1910 - 1919
The Fifty-fifth Annual Commencement in 1911 marked the first time Jackson College for Women was present at commencement, following its founding in 1910. The sole graduate for the year, Marjorie Bonner Patterson, received the first Jackson College Bachelor of Arts Degree. Despite intentions to the contrary, Jackson College remained a part of the joint Commencement ceremony for many years to come.
President Hamilton's plans for segregation and the independence of Jackson College were carried out even to Commencement arrangements. According to the original blueprint, graduation ceremonies were to be jointly conducted for only the three years after 1910. When Jackson graduated an independent class in 1914, the students were to have had their own commencement. However, when 1914 arrived and 17 young ladies received the first bachelor's degrees given by Jackson to a group completing the four-year course, they took their places at the regular exercises. Following precedents set earlier, Jackson, as a division of the College, was represented on the panel of Commencement speakers.– Miller, Russell E. Women's Role in the History of Tufts University: A Sketch by Russell E. Miller (1960) p. 14
The United States' entry into World War I on April 6, 1917 unavoidably affected Commencement. The theme was a focus of student orations including "War-time censorship as a necessity" given by Charles Ingram Stanton, Cand. B.S. in 1917. In 1918, "Labor, the Prop of War" was delivered by Jane Stodder Davies, Cand. A. B.
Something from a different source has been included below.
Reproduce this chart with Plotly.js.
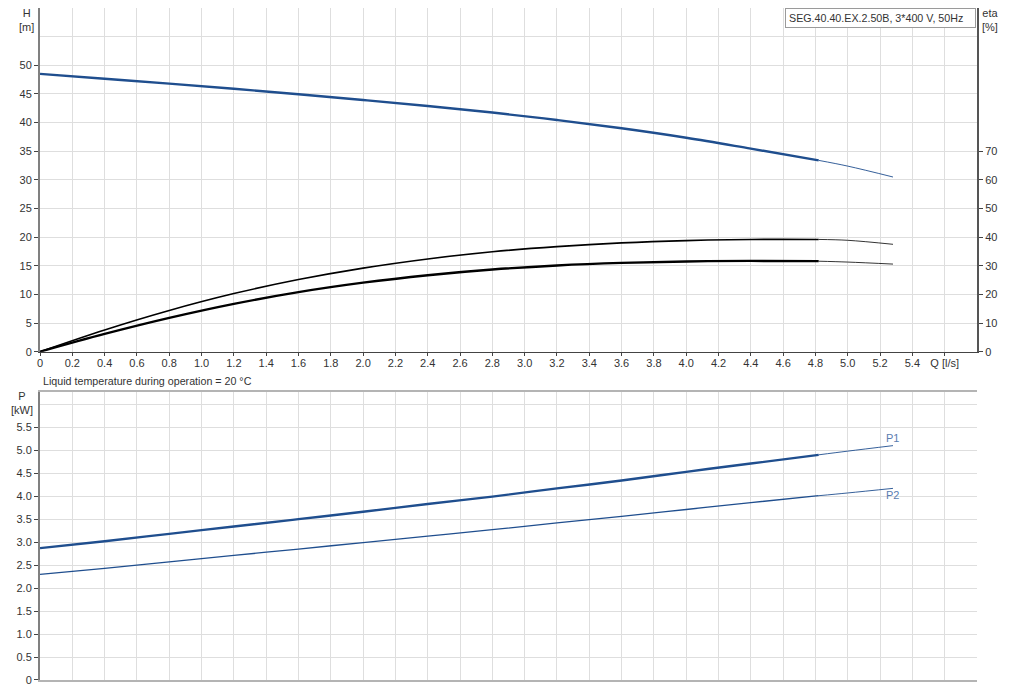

In 1917 an asterisk marked student Chester Read Earle, Cand. B.S., one of the orators, as "called to National Service." In 1918 the asterisk had been replaced by a star and, in contrast to the one student listed as being called to service in 1917, in 1918 there were many. In 1918 and 1919 war certificates were awarded to members of the graduating class who had left college to join the military, "in recognition of their work at College and their service to our Country."